--- begin ---

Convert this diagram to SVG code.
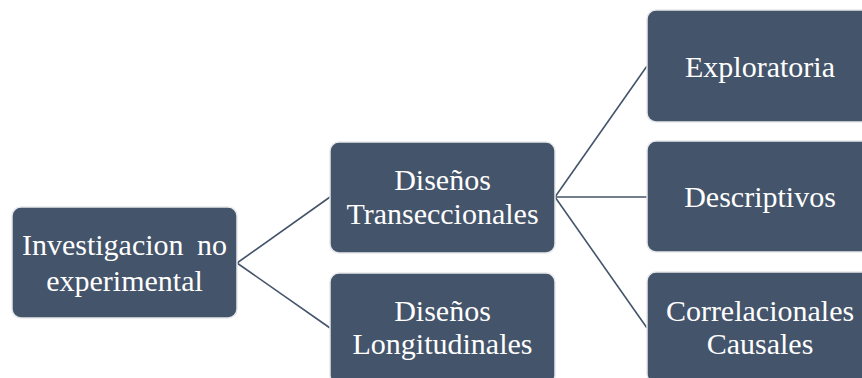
<svg xmlns="http://www.w3.org/2000/svg" width="862" height="378" viewBox="0 0 862 378">
<style>
.box{fill:#44546A;stroke:#e6e8ea;stroke-width:1.5}
.t{font-family:"Liberation Serif","Times New Roman",serif;font-size:30px;fill:#ffffff;text-anchor:middle}
.c{stroke:#44546A;stroke-width:1.6;fill:none}
</style>
<rect width="862" height="378" fill="#ffffff"/>
<g id="connectors">
<line class="c" x1="237" y1="263" x2="330" y2="197"/>
<line class="c" x1="237" y1="263" x2="330" y2="328"/>
<line class="c" x1="555" y1="197" x2="647" y2="66"/>
<line class="c" x1="555" y1="197" x2="647" y2="197"/>
<line class="c" x1="555" y1="197" x2="647" y2="328"/>
</g>
<g id="n-root">
<rect class="box" x="12" y="207" width="225" height="111" rx="9"/>
<text class="t" x="124.5" y="255" word-spacing="6">Investigacion no</text>
<text class="t" x="124.5" y="291">experimental</text>
</g>
<g id="n-trans">
<rect class="box" x="330" y="142" width="225" height="111" rx="9"/>
<text class="t" x="442.5" y="190">Diseños</text>
<text class="t" x="442.5" y="224">Transeccionales</text>
</g>
<g id="n-long">
<rect class="box" x="330" y="273" width="225" height="111" rx="9"/>
<text class="t" x="442.5" y="321">Diseños</text>
<text class="t" x="442.5" y="354">Longitudinales</text>
</g>
<g id="n-expl">
<rect class="box" x="647" y="10" width="226" height="112" rx="9"/>
<text class="t" x="760" y="77">Exploratoria</text>
</g>
<g id="n-desc">
<rect class="box" x="647" y="141" width="226" height="111" rx="9"/>
<text class="t" x="760" y="207">Descriptivos</text>
</g>
<g id="n-corr">
<rect class="box" x="647" y="272" width="226" height="111" rx="9"/>
<text class="t" x="760" y="321">Correlacionales</text>
<text class="t" x="760" y="354">Causales</text>
</g>
</svg>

--- end ---

# [TASK INSTRUCTIONS]
Exclude every picture and copy the remaining data exactly.

# [EXERCISE ANSWER]
Convert this diagram to SVG code.
<svg xmlns="http://www.w3.org/2000/svg" width="862" height="378" viewBox="0 0 862 378">
<style>
.box{fill:#44546A;stroke:#e6e8ea;stroke-width:1.5}
.t{font-family:"Liberation Serif","Times New Roman",serif;font-size:30px;fill:#ffffff;text-anchor:middle}
.c{stroke:#44546A;stroke-width:1.6;fill:none}
</style>
<rect width="862" height="378" fill="#ffffff"/>
<g id="connectors">
<line class="c" x1="237" y1="263" x2="330" y2="197"/>
<line class="c" x1="237" y1="263" x2="330" y2="328"/>
<line class="c" x1="555" y1="197" x2="647" y2="66"/>
<line class="c" x1="555" y1="197" x2="647" y2="197"/>
<line class="c" x1="555" y1="197" x2="647" y2="328"/>
</g>
<g id="n-root">
<rect class="box" x="12" y="207" width="225" height="111" rx="9"/>
<text class="t" x="124.5" y="255" word-spacing="6">Investigacion no</text>
<text class="t" x="124.5" y="291">experimental</text>
</g>
<g id="n-trans">
<rect class="box" x="330" y="142" width="225" height="111" rx="9"/>
<text class="t" x="442.5" y="190">Diseños</text>
<text class="t" x="442.5" y="224">Transeccionales</text>
</g>
<g id="n-long">
<rect class="box" x="330" y="273" width="225" height="111" rx="9"/>
<text class="t" x="442.5" y="321">Diseños</text>
<text class="t" x="442.5" y="354">Longitudinales</text>
</g>
<g id="n-expl">
<rect class="box" x="647" y="10" width="226" height="112" rx="9"/>
<text class="t" x="760" y="77">Exploratoria</text>
</g>
<g id="n-desc">
<rect class="box" x="647" y="141" width="226" height="111" rx="9"/>
<text class="t" x="760" y="207">Descriptivos</text>
</g>
<g id="n-corr">
<rect class="box" x="647" y="272" width="226" height="111" rx="9"/>
<text class="t" x="760" y="321">Correlacionales</text>
<text class="t" x="760" y="354">Causales</text>
</g>
</svg>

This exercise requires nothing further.